WHY DECISIONS ARE SO HARD
Indecision isn't a personal flaw: it's your brain working exactly the way the studies say it does. The good news: it's fixable.
If you've ever taken longer to choose the movie than to watch it, welcome to the club: indecision is one of the most-studied phenomena in modern psychology, and its causes are surprisingly well mapped. Understanding them isn't just trivia — it's the first step to stop them from blocking you. Here's what the science says.
Analysis paralysis: more thinking isn't always better deciding
Our brain assumes more analysis produces better decisions. True… up to a point. Past that point, every extra minute of deliberation adds anxiety without adding useful information: that's analysis paralysis. The more you compare, the more the tiny details weigh ("this restaurant is 4.3 stars, this one 4.4") and the blurrier the big picture gets. Analysis stops being a tool and becomes a sophisticated way of not deciding.
The jam experiment: less is more
In 2000, psychologists Sheena Iyengar and Mark Lepper set up a tasting booth in a California supermarket. On some days it offered 24 jams; on others, only 6. The bigger booth drew more onlookers but sold far less: 3% of visitors bought when facing 24 flavors versus 30% with 6. Ten times the sales with a quarter of the options. It's the classic study of choice overload: beyond a certain number of alternatives, choosing becomes so costly we'd rather not choose at all. If your dilemmas usually have fifteen options, your problem isn't deciding — it's shortlisting first.
Fear of regret: the cost of the road not taken
Every choice carries a hidden toll: giving up the alternatives. Psychology calls it regret aversion, and its modern version even has an acronym: FOBO — fear of better options. The ironic detail: research on satisfaction shows the opposite of what we fear. In the medium term, we regret the decisions we didn't make more than the ones that turned out just okay. Regret over inaction ages much worse.
Maximizers vs satisficers
Psychologist Barry Schwartz popularized a distinction that explains half the world's indecision. Maximizers need to be sure they're choosing the best: they compare everything, read every review, and keep glancing at the alternatives even after deciding. Satisficers define what they need, pick the first option that meets it well, and never think about it again. The revealing part: maximizers get slightly better outcomes on paper… but feel consistently worse about them. If you insist on the perfect choice, you pay for it with your peace of mind.

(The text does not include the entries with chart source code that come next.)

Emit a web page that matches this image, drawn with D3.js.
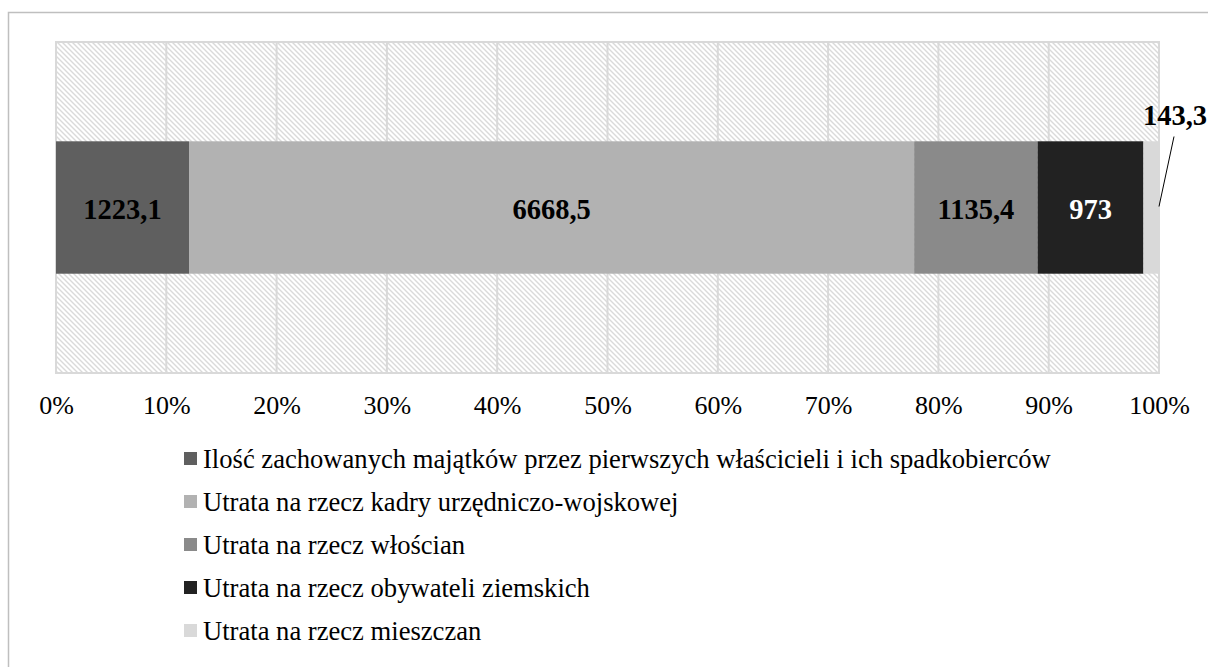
<!DOCTYPE html>
<html>
<head>
<meta charset="utf-8">
<script src="https://cdn.jsdelivr.net/npm/d3@7"></script>
<style>
  body { margin: 0; background: #fff; }
  svg { display: block; }
  svg text { font-family: "Liberation Serif", Tinos, "Times New Roman", Times, "DejaVu Serif", serif !important; }
</style>
</head>
<body>
<svg id="chart" width="1208" height="667"></svg>
<script>
const seriesNames = [
    'Ilość zachowanych majątków przez pierwszych właścicieli i ich spadkobierców',
    'Utrata na rzecz kadry urzędniczo-wojskowej',
    'Utrata na rzecz włościan',
    'Utrata na rzecz obywateli ziemskich',
    'Utrata na rzecz mieszczan'
];
const seriesValues = [1223.1, 6668.5, 1135.4, 973, 143.3];
const valueLabels = ['1223,1', '6668,5', '1135,4', '973', '143,3'];
const seriesColors = ['#5f5f5f', '#b2b2b2', '#8a8a8a', '#222222', '#d9d9d9'];
const labelColors = ['#000', '#000', '#000', '#fff', '#000'];
const tickValues = [0, 0.1, 0.2, 0.3, 0.4, 0.5, 0.6, 0.7, 0.8, 0.9, 1];

const svg = d3.select('#chart');

const plot = { left: 56, right: 1159, top: 42, bottom: 373 };

// hatch fill for plot area
const defs = svg.append('defs');
const pat = defs.append('pattern')
    .attr('id', 'hatch')
    .attr('patternUnits', 'userSpaceOnUse')
    .attr('width', 5)
    .attr('height', 5);
pat.append('rect').attr('width', 5).attr('height', 5).attr('fill', '#fff');
pat.append('path')
    .attr('d', 'M0,0L5,5M-2.5,2.5L2.5,7.5M2.5,-2.5L7.5,2.5')
    .attr('stroke', '#dadada')
    .attr('stroke-width', 1.4);

// outer chart border (right/bottom run off the page)
svg.append('rect')
    .attr('x', 8.5)
    .attr('y', 12.5)
    .attr('width', 1250)
    .attr('height', 700)
    .attr('fill', 'none')
    .attr('stroke', '#bfbfbf')
    .attr('stroke-width', 1.5);

const x = d3.scaleLinear()
    .domain([0, 1])
    .range([plot.left, plot.right]);

const y = d3.scaleBand()
    .domain(['row'])
    .range([plot.top, plot.bottom])
    .paddingInner(0.6)
    .paddingOuter(0.3);

svg.append('rect')
    .attr('x', plot.left)
    .attr('y', plot.top)
    .attr('width', plot.right - plot.left)
    .attr('height', plot.bottom - plot.top)
    .attr('fill', 'url(#hatch)');

// gridlines
svg.append('g')
    .selectAll('line')
    .data(tickValues)
    .join('line')
    .attr('x1', d => x(d))
    .attr('x2', d => x(d))
    .attr('y1', plot.top)
    .attr('y2', plot.bottom)
    .attr('stroke', '#d9d9d9')
    .attr('stroke-width', 2);

svg.append('rect')
    .attr('x', plot.left)
    .attr('y', plot.top)
    .attr('width', plot.right - plot.left)
    .attr('height', plot.bottom - plot.top)
    .attr('fill', 'none')
    .attr('stroke', '#d9d9d9')
    .attr('stroke-width', 2);

// stacked bar
const row = { key: 'row' };
seriesNames.forEach((n, i) => { row[n] = seriesValues[i]; });
const stacked = d3.stack()
    .keys(seriesNames)
    .offset(d3.stackOffsetExpand)([row]);

const bars = svg.append('g');
bars.selectAll('rect')
    .data(stacked)
    .join('rect')
    .attr('x', d => x(d[0][0]))
    .attr('width', d => x(d[0][1]) - x(d[0][0]))
    .attr('y', y('row'))
    .attr('height', y.bandwidth())
    .attr('fill', (d, i) => seriesColors[i]);

const midY = y('row') + y.bandwidth() / 2;

// inside labels (all but last)
bars.selectAll('text.val')
    .data(stacked.slice(0, 4))
    .join('text')
    .attr('class', 'val')
    .attr('x', d => (x(d[0][0]) + x(d[0][1])) / 2)
    .attr('y', midY)
    .attr('dy', '0.42em')
    .attr('text-anchor', 'middle')
    .attr('font-size', 28.5)
    .attr('font-weight', 'bold')
    .attr('fill', (d, i) => labelColors[i])
    .text((d, i) => valueLabels[i]);

// last label outside with leader line
const last = stacked[4];
const lastX = x(last[0][1]);
svg.append('line')
    .attr('x1', lastX)
    .attr('y1', midY - 1)
    .attr('x2', lastX + 15)
    .attr('y2', midY - 71)
    .attr('stroke', '#000')
    .attr('stroke-width', 1);
svg.append('text')
    .attr('x', lastX + 16)
    .attr('y', midY - 83)
    .attr('text-anchor', 'middle')
    .attr('font-size', 28.5)
    .attr('font-weight', 'bold')
    .text(valueLabels[4]);

// x axis labels
const xAxis = d3.axisBottom(x)
    .tickValues(tickValues)
    .tickFormat(d3.format('.0%'))
    .tickSize(0)
    .tickPadding(0);
const axisG = svg.append('g')
    .attr('transform', `translate(0,${plot.bottom})`)
    .call(xAxis);
axisG.select('.domain').remove();
axisG.attr('font-family', null);
axisG.selectAll('text')
    .attr('font-size', 26)
    .attr('fill', '#000')
    .attr('dy', null)
    .attr('y', 41);

// legend
const legend = svg.append('g')
    .selectAll('g')
    .data(seriesNames)
    .join('g')
    .attr('transform', (d, i) => `translate(184,${459 + i * 43})`);
legend.append('rect')
    .attr('x', 0)
    .attr('y', -7)
    .attr('width', 13)
    .attr('height', 13)
    .attr('fill', (d, i) => seriesColors[i]);
legend.append('text')
    .attr('x', 19)
    .attr('y', 0)
    .attr('dy', '0.33em')
    .attr('font-size', 26.6)
    .attr('fill', '#000')
    .text(d => d);
</script>
</body>
</html>
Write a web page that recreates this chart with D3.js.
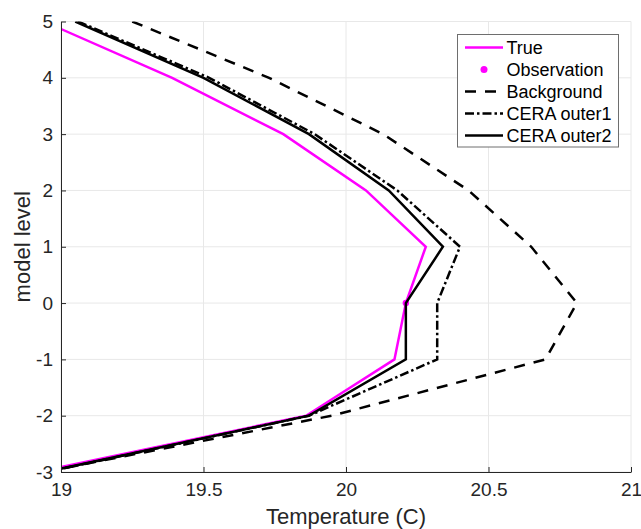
<!DOCTYPE html>
<html>
<head>
<meta charset="utf-8">
<script src="https://cdn.jsdelivr.net/npm/d3@7"></script>
<style>
  html, body { margin: 0; padding: 0; background: #fff; }
  svg { display: block; font-family: "Liberation Sans", Arial, Helvetica, sans-serif; }
</style>
</head>
<body>
<svg id="chart" width="641" height="529"></svg>
<script>
// ---- data ----
const levels = [5, 4, 3, 2, 1, 0, -1, -2, -3];
const trueTemp = [18.94, 19.39, 19.78, 20.07, 20.28, 20.21, 20.17, 19.86, 18.915];
const backgroundTemp = [19.25, 19.73, 20.13, 20.43, 20.65, 20.81, 20.70, 19.95, 18.94];
const ceraOuter1 = [19.06, 19.52, 19.89, 20.18, 20.40, 20.32, 20.32, 19.87, 18.95];
const ceraOuter2 = [19.05, 19.50, 19.87, 20.15, 20.34, 20.21, 20.21, 19.87, 18.945];
const obsTemp = [20.21];
const obsLevel = [0];
const xTicks = [19, 19.5, 20, 20.5, 21];
const xTickLabels = ["19", "19.5", "20", "20.5", "21"];
const yTicks = [-3, -2, -1, 0, 1, 2, 3, 4, 5];
const yTickLabels = ["-3", "-2", "-1", "0", "1", "2", "3", "4", "5"];
const legendLabels = ["True", "Observation", "Background", "CERA outer1", "CERA outer2"];

// ---- layout ----
const svg = d3.select("#chart");
const L = 61, R = 631, T = 21.5, B = 472;
const x = d3.scaleLinear().domain([19, 21]).range([L, R]);
const y = d3.scaleLinear().domain([-3, 5]).range([B, T]);
const axisColor = "#262626";

// grid
const grid = svg.append("g");
grid.selectAll("line.gx").data(xTicks).join("line")
  .attr("x1", d => x(d)).attr("x2", d => x(d)).attr("y1", T).attr("y2", B)
  .attr("stroke", "#e8e8e8").attr("stroke-width", 1);
grid.selectAll("line.gy").data(yTicks).join("line")
  .attr("x1", L).attr("x2", R).attr("y1", d => y(d)).attr("y2", d => y(d))
  .attr("stroke", "#e8e8e8").attr("stroke-width", 1);

// clip
svg.append("clipPath").attr("id", "clip").append("rect")
  .attr("x", L).attr("y", T).attr("width", R - L).attr("height", B - T);

const line = d3.line().x(d => x(d[0])).y(d => y(d[1]));
const plot = svg.append("g").attr("clip-path", "url(#clip)");

const series = [
  { vals: trueTemp, color: "#ff00ff", dash: null, w: 2.5 },
  { vals: backgroundTemp, color: "#000", dash: "11,9", w: 2.5 },
  { vals: ceraOuter1, color: "#000", dash: "9,3,2.5,3", w: 2.5 },
  { vals: ceraOuter2, color: "#000", dash: null, w: 2.5 }
];
// true line
plot.append("path").datum(trueTemp.map((v, i) => [v, levels[i]]))
  .attr("d", line).attr("fill", "none").attr("stroke", series[0].color)
  .attr("stroke-width", series[0].w).attr("stroke-linejoin", "miter");
// observation
plot.selectAll("circle.obs").data(obsTemp).join("circle")
  .attr("cx", d => x(d)).attr("cy", (d, i) => y(obsLevel[i])).attr("r", 3.2)
  .attr("fill", "#ff00ff");
series.slice(1).forEach(s => {
  plot.append("path").datum(s.vals.map((v, i) => [v, levels[i]]))
    .attr("d", line).attr("fill", "none").attr("stroke", s.color)
    .attr("stroke-width", s.w).attr("stroke-dasharray", s.dash)
    .attr("stroke-linejoin", "miter");
});

// axes
const xAxis = d3.axisBottom(x).tickValues(xTicks)
  .tickFormat((d, i) => xTickLabels[i]).tickSizeInner(-5).tickSizeOuter(0).tickPadding(11);
const yAxis = d3.axisLeft(y).tickValues(yTicks)
  .tickFormat((d, i) => yTickLabels[i]).tickSizeInner(-5).tickSizeOuter(0).tickPadding(8);

const gx = svg.append("g").attr("transform", `translate(0,${B})`).call(xAxis);
const gy = svg.append("g").attr("transform", `translate(${L},0)`).call(yAxis);
[gx, gy].forEach(g => {
  g.select(".domain").attr("stroke", axisColor).attr("stroke-width", 1);
  g.selectAll(".tick line").attr("stroke", axisColor).attr("stroke-width", 1);
  g.selectAll(".tick text").attr("fill", axisColor)
    .style("font-size", "19px").style("font-family", "'Liberation Sans', Arial, sans-serif");
});

// axis labels
svg.append("text").attr("x", (L + R) / 2).attr("y", 524)
  .attr("text-anchor", "middle").attr("fill", axisColor)
  .style("font-size", "22px").text("Temperature (C)");
svg.append("text").attr("transform", `translate(30,${(T + B) / 2}) rotate(-90)`)
  .attr("text-anchor", "middle").attr("fill", axisColor)
  .style("font-size", "22px").text("model level");

// legend
const lg = svg.append("g");
lg.append("rect").attr("x", 457.5).attr("y", 34.5).attr("width", 161).attr("height", 112.5)
  .attr("fill", "#fff").attr("stroke", "#6e6e6e").attr("stroke-width", 1);
const rowY = d3.scaleLinear().domain([0, 4]).range([47.5, 135.5]);
const legendItems = [
  { type: "line", color: "#ff00ff", dash: null },
  { type: "dot", color: "#ff00ff" },
  { type: "line", color: "#000", dash: "11,9" },
  { type: "line", color: "#000", dash: "9,3,2.5,3" },
  { type: "line", color: "#000", dash: null }
];
legendItems.forEach((it, i) => {
  const cy = rowY(i);
  if (it.type === "line") {
    lg.append("line").attr("x1", 465).attr("x2", 503).attr("y1", cy).attr("y2", cy)
      .attr("stroke", it.color).attr("stroke-width", 2.5).attr("stroke-dasharray", it.dash);
  } else {
    lg.append("circle").attr("cx", 484).attr("cy", cy).attr("r", 3.5).attr("fill", it.color);
  }
  lg.append("text").attr("x", 506.5).attr("y", cy).attr("dy", "0.36em")
    .attr("fill", "#000").style("font-size", "18px").text(legendLabels[i]);
});
</script>
</body>
</html>
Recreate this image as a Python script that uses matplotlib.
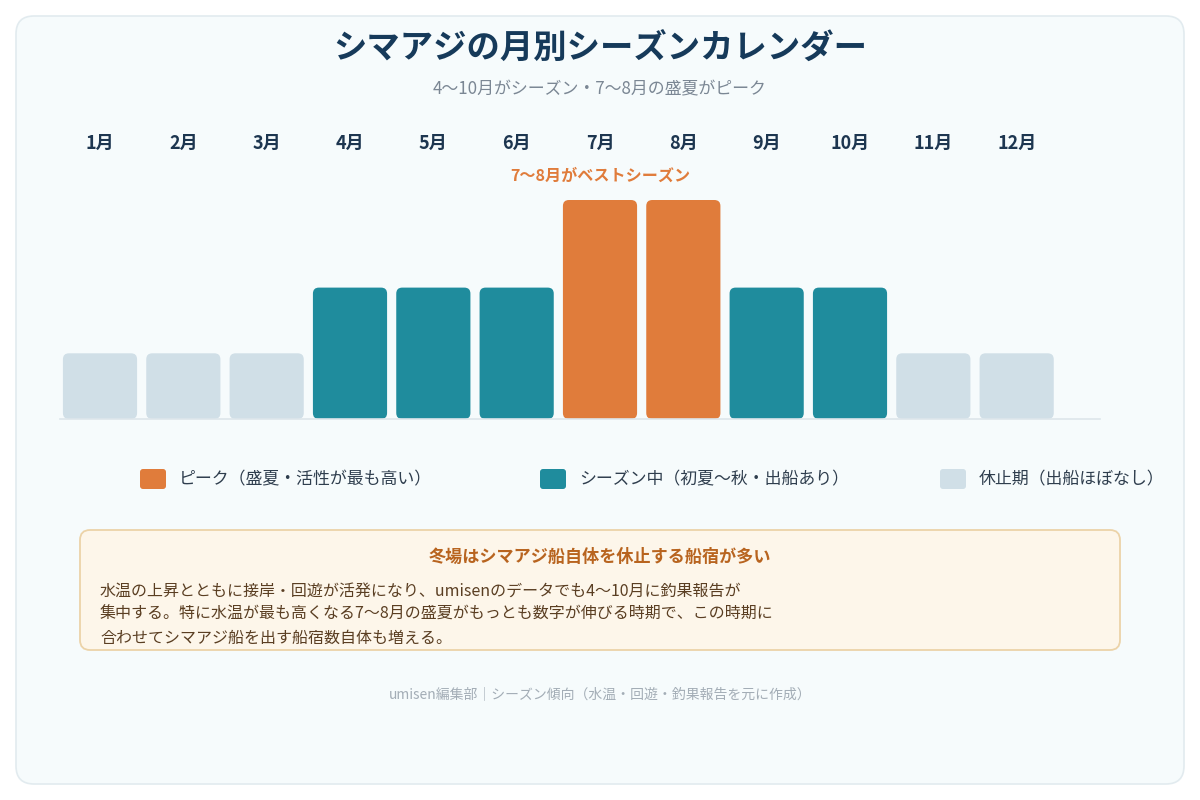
import matplotlib
matplotlib.use("Agg")
import matplotlib.pyplot as plt
from matplotlib.patches import FancyBboxPatch

plt.rcParams['font.family'] = ['Noto Sans CJK JP', 'DejaVu Sans']

# data
months = ["1月", "2月", "3月", "4月", "5月", "6月",
          "7月", "8月", "9月", "10月", "11月", "12月"]
levels = [30, 30, 30, 60, 60, 60, 100, 100, 60, 60, 30, 30]
status = ["off", "off", "off", "season", "season", "season",
          "peak", "peak", "season", "season", "off", "off"]

colors = {"peak": "#e07c3b", "season": "#1f8c9d", "off": "#d0dfe7"}
legend_labels = {"peak": "ピーク（盛夏・活性が最も高い）",
                 "season": "シーズン中（初夏〜秋・出船あり）",
                 "off": "休止期（出船ほぼなし）"}

title = "シマアジの月別シーズンカレンダー"
subtitle = "4〜10月がシーズン・7〜8月の盛夏がピーク"
best_note = "7〜8月がベストシーズン"
note_title = "冬場はシマアジ船自体を休止する船宿が多い"
note_lines = ["水温の上昇とともに接岸・回遊が活発になり、umisenのデータでも4〜10月に釣果報告が",
              "集中する。特に水温が最も高くなる7〜8月の盛夏がもっとも数字が伸びる時期で、この時期に",
              "合わせてシマアジ船を出す船宿数自体も増える。"]
footer = "umisen編集部｜シーズン傾向（水温・回遊・釣果報告を元に作成）"

W, H = 1200, 800
fig = plt.figure(figsize=(12, 8), dpi=100)
fig.patch.set_facecolor("white")
inch = fig.dpi_scale_trans


def px(x, y):
    # pixel coords from top-left -> inches from bottom-left
    return x / 100.0, (H - y) / 100.0


def rbox(x0, y0, x1, y1, r, z=1, **kw):
    bx, by = px(x0, y1)
    p = FancyBboxPatch((bx, by), (x1 - x0) / 100.0, (y1 - y0) / 100.0,
                       boxstyle=f"round,pad=0,rounding_size={r / 100.0}",
                       transform=inch, zorder=z, **kw)
    fig.patches.append(p)
    return p


# card background
rbox(16, 16, 1184, 784, 18, z=-5, facecolor="#f6fbfc", edgecolor="#e2ebef", linewidth=1.2)

# titles
fig.text(*px(600, 48), title, transform=inch, ha="center", va="center",
         fontsize=24, fontweight="bold", color="#163a5a")
fig.text(*px(600, 89), subtitle, transform=inch, ha="center", va="center",
         fontsize=12.2, color="#7b8794")

# bar axes
ax = fig.add_axes([60 / W, (H - 419) / H, 1040 / W, 219 / H])
ax.set_zorder(3)
ax.set_facecolor("none")
x = list(range(len(months)))
bars = ax.bar(x, levels, width=0.89, color=[colors[s] for s in status])
ax.set_xlim(-0.48, 12.0)
ax.set_ylim(0, 100)

# swap plain bars for rounded ones
xpp = 1040 / 12.48
ypp = 219 / 100.0
r_data = 6 / xpp
aspect = (6 / ypp) / r_data
for b in bars:
    rp = FancyBboxPatch((b.get_x(), 0), b.get_width(), b.get_height(),
                        boxstyle=f"round,pad=0,rounding_size={r_data}",
                        mutation_aspect=aspect,
                        facecolor=b.get_facecolor(), edgecolor="none")
    ax.add_patch(rp)
    b.set_visible(False)

for s in ["top", "right", "left"]:
    ax.spines[s].set_visible(False)
ax.spines["bottom"].set_color("#dde6eb")
ax.spines["bottom"].set_linewidth(1.2)
ax.set_xticks([])
ax.set_yticks([])

tr = ax.get_xaxis_transform()
for i, m in enumerate(months):
    ax.text(i, (419 - 143) / 219, m, transform=tr, ha="center", va="center",
            fontsize=13, fontweight="bold", color="#1d3650", clip_on=False)
ax.text(months.index("7月"), (419 - 176) / 219, best_note, transform=tr,
        ha="center", va="center", fontsize=11.6, fontweight="bold",
        color="#e07c3b", clip_on=False)

# legend
for key, lx in zip(["peak", "season", "off"], [140, 540, 940]):
    rbox(lx, 469, lx + 26, 489, 3, facecolor=colors[key], edgecolor="none")
    fig.text(*px(lx + 39, 479), legend_labels[key], transform=inch,
             ha="left", va="center", fontsize=12.2, color="#2f3e4e")

# note box
rbox(80, 530, 1120, 650, 10, facecolor="#fdf6ea", edgecolor="#ecd3a8", linewidth=1.3)
fig.text(*px(600, 557), note_title, transform=inch, ha="center", va="center",
         fontsize=12.3, fontweight="bold", color="#b8641f")
for k, line in enumerate(note_lines):
    fig.text(*px(100, 591 + k * 23.5), line, transform=inch, ha="left", va="center",
             fontsize=11.5, color="#5a3e22")

fig.text(*px(600, 694), footer, transform=inch, ha="center", va="center",
         fontsize=10, color="#a3adb6")

fig.savefig("out.png", dpi=100, facecolor="white")
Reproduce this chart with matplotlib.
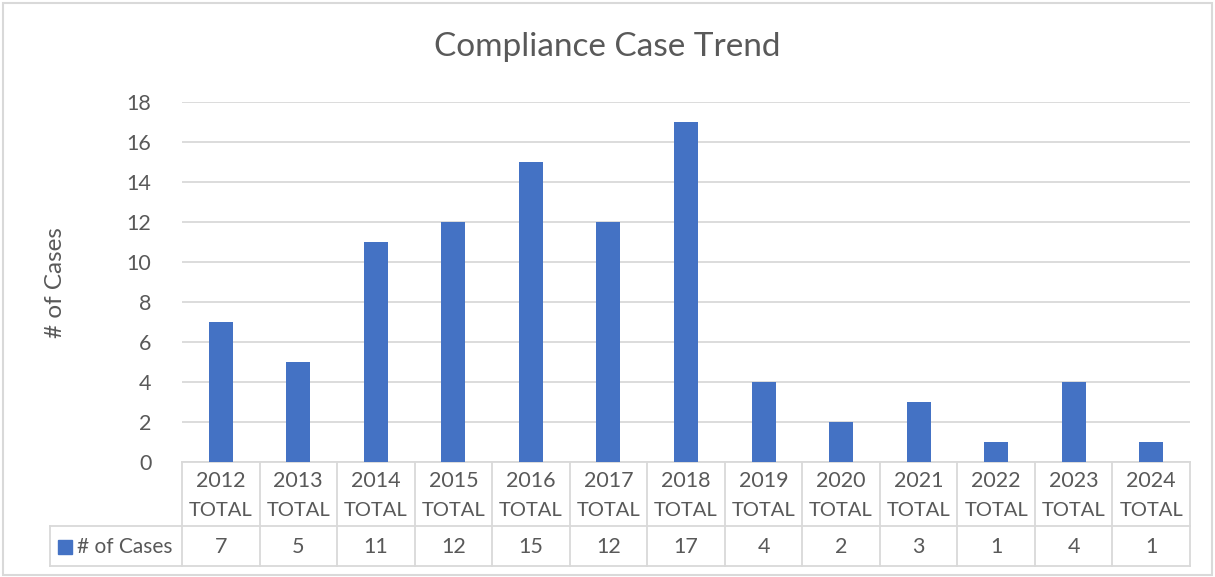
import matplotlib
matplotlib.use("Agg")
import matplotlib.pyplot as plt
from matplotlib.patches import Rectangle
from matplotlib.lines import Line2D
import matplotlib.transforms as mtransforms

plt.rcParams['font.family'] = ['Lato', 'DejaVu Sans']

years = ["2012", "2013", "2014", "2015", "2016", "2017", "2018",
         "2019", "2020", "2021", "2022", "2023", "2024"]
cases = [7, 5, 11, 12, 15, 12, 17, 4, 2, 3, 1, 4, 1]
series_name = "# of Cases"
title = "Compliance Case Trend"
yticks = [0, 2, 4, 6, 8, 10, 12, 14, 16, 18]

W, H = 1215, 577
fig = plt.figure(figsize=(W / 100, H / 100), dpi=100)
TXT = "#595959"
GRID = "#d9d9d9"
BAR = "#4472C4"
FS = 15.5

# plot area in pixels
x0, x1, ytop, ybot = 182, 1190, 102, 462
ax = fig.add_axes([x0 / W, 1 - ybot / H, (x1 - x0) / W, (ybot - ytop) / H])
n = len(years)
xs = list(range(n))
ax.bar(xs, cases, width=0.31, color=BAR, zorder=3)
ax.set_xlim(-0.5, n - 0.5)
ax.set_ylim(0, 18)
ax.set_yticks(yticks)
ax.yaxis.grid(True, color=GRID, linewidth=1.3, zorder=0)
ax.tick_params(axis='y', length=0, pad=22, labelsize=FS, labelcolor=TXT)
ax.set_xticks([])
for s in ['top', 'right', 'left']:
    ax.spines[s].set_visible(False)
ax.spines['bottom'].set_color(GRID)
ax.spines['bottom'].set_linewidth(1.3)
fig.text(56 / W, 1 - 283 / H, series_name, rotation=90, ha='center', va='center',
         fontsize=17.5, color=TXT)

fig.text(0.5, 1 - 47 / H, title, ha='center', va='center', fontsize=24, color=TXT)

# data table
ah = ybot - ytop
r1 = -(526 - ybot) / ah
r2 = -(566 - ybot) / ah
blend = mtransforms.blended_transform_factory(ax.transData, ax.transAxes)
lkw = dict(color=GRID, linewidth=1.3, clip_on=False)
for i in range(n + 1):
    ax.add_line(Line2D([i - 0.5, i - 0.5], [0, r2], transform=blend, **lkw))
legx = -(x0 - 50) / (x1 - x0)
for yy in (r1, r2):
    ax.add_line(Line2D([legx, 1], [yy, yy], transform=ax.transAxes, **lkw))
ax.add_line(Line2D([legx, legx], [r1, r2], transform=ax.transAxes, **lkw))
for i, (yr, v) in enumerate(zip(years, cases)):
    ax.text(i, -(481 - ybot) / ah, yr, transform=blend, ha='center', va='center',
            fontsize=FS, color=TXT)
    ax.text(i, -(511 - ybot) / ah, "TOTAL", transform=blend, ha='center', va='center',
            fontsize=14.5, color=TXT)
    ax.text(i, -(547 - ybot) / ah, str(v), transform=blend, ha='center', va='center',
            fontsize=FS, color=TXT)
# legend key
fig.text(77 / W, 1 - 547 / H, series_name, ha='left', va='center', fontsize=15, color=TXT)
fig.patches.append(Rectangle((58 / W, 1 - 554 / H), 14 / W, 14 / H, transform=fig.transFigure,
                             color=BAR, figure=fig))

# outer border
fig.patches.append(Rectangle((3 / W, 2 / H), (W - 6) / W, (H - 5) / H, transform=fig.transFigure,
                             fill=False, edgecolor=GRID, linewidth=1.5, figure=fig))
fig.savefig("out.png", dpi=100)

Decision fatigue: willpower runs out
Deciding consumes real mental resources, and it shows over the course of a day. A much-cited study of judges (the famous analysis of parole decisions in Israel) found favorable rulings plummeting just before lunch breaks and rebounding after. Its exact causes have been debated, but the general phenomenon is well documented: after many consecutive decisions, we decide worse or stop deciding. That's why you can't pick a dinner at the end of a long day — it's not hunger, it's decision fatigue. And it's why people like Steve Jobs and Barack Obama wore the same outfit daily: one less decision every morning.
What to do about it: five tactics
- Shortlist before comparing. Cut any decision down to 2-3 finalists with quick eliminations. Remember the jams.
- Systematize the trivial. Fixed weekly menu, "uniform" wardrobe, routines — automate what repeats and save the energy for what matters. Our weekly menu guide is exactly this.
- Set proportional deadlines. A minute for the reversible, a day for the serious. When time's up, decide with what you have.
- Aim for "good enough". Define 2-3 must-haves and take the first option that meets them. That's the satisficer move, and the evidence says you'll live happier.
- Big decisions in the morning. Or at least never stacked after an afternoon of micro-choices.
When randomness is the rational answer
There's one special case with an exact solution: when, after shortlisting, you're still tied — that is, the options are equivalent to you. Deliberating over a tie buys you nothing and costs you time and energy. There, leaving it to chance isn't giving up: it's the mathematically correct decision. A coin for two options, the wheel for several, yes or no for binary doubts — and as a bonus, your reaction to the result will tell you whether the tie was real or you secretly had a favorite all along.